7/16/2009



My first encounter with Bishop Steven Charleston was at the Episcopal Church of Sts. Andrew and Matthew. Each year, the Rev. Canon Lloyd Casson would invite Bishop Charleston to participate in the three Hour Good Friday service at SsAM's. What started out being a one year treat turned into seven.

Imagine looking forward to Good Friday, an afternoon spent praying, crying, laughing and being in community.

Since then, I have encountered Bishop Charleston at CODE, EBAC and other conferences. To know that he will speak is to know that I will be challenged and refreshed.

Here is a synopsis of what he had to say this week during the noon time Eucharist. from Episcopal News Service.

Future generations will look back on the Episcopal Church aghast that it spent 30 years talking about human sexuality and largely ignoring the ecological disaster affecting the world, said Bishop Steven Charleston in his July 15 sermon during a General Convention Eucharist that celebrated creation care.

“For years now the environmental movement has told us that there is a clock ticking, a clock, ticking, a great organic ecological clock that is ticking away the time of our lives to that when we no longer will be able to reverse the damage that we have done to this planet through our own greed, negligence and ignorance,” said Charleston, assistant bishop of California and provost of Grace Cathedral in San Francisco.

Charleston continued: "Why is it that we do not hear that? Why is it that around this world of ours, though there are good men and women all seeking to help save the earth, that there is not this huge outpouring of sudden activity as the bell rings in our ears to save the earth?"

It is because, he said, "we have been distracted."

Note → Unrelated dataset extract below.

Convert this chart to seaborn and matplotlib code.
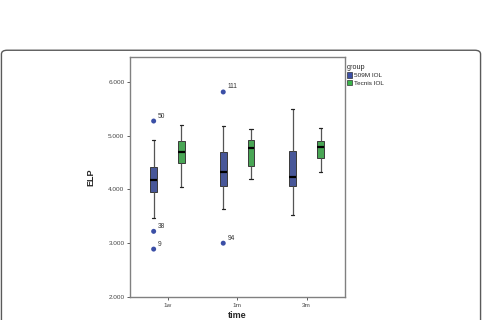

In addition to being distracted by discussions on human sexuality, the church has been worrying about its institutional survival; its relationships in the Anglican Communion; money, budget sheets and head counts, Charleston said.

“I am here to tell you that unless we recognize that there is a higher, deeper calling that lies behind all of these needs … none of our hopes and dreams, whether they come from conservative hearts or liberal minds, will sustain the day on anything we have been discussing, for all will be for naught, all will be for naught lest we wake up and pay attention to the underlying great issue of our day.”

"The day will come when the future will look back on what we have been doing here and see in our discussions -- though they appear to us in this moment, so fraught with importance -- issues as antique as the concern as to whether or not women could have the right to vote and whether we should stop the practice of child labor," said Charleston.

"And yet they will consider our folly on a planet that is but a burnt cinder, compared to the garden that has allowed us the luxury to have these self same debates. They will live in a world in which wars over water will make ours over oil pale in comparison."

But, he said, it doesn't have to be so. As the history of the Episcopal Church and the Anglican Communion have shown, people can live in peace even when they disagree and people are capable of living in harmony with the natural world.

"In the name of Jesus of Nazareth I call upon the presence of the Holy Spirit … the spirit of the very earth itself and ask that that spirit come into this room and touch each and every one of you who is listening to me now," Charleston concluded. "Let your mind be opened to the truth of what I have spoken here today, let your heart be set on fire … be not afraid Episcopal Church, but stand proud and tall into this great commission of God.

"This is our moment, this is our time, this is our call and under an anointing of the spirit of God we will not fail in that call, but be in the vanguard of a change that will resound around the world full of hope and grace to renew humanity itself through the hope and power of Jesus in whose name I have preached and in whose name I have prayed."

And the crowd of hundreds took to its feet in applause.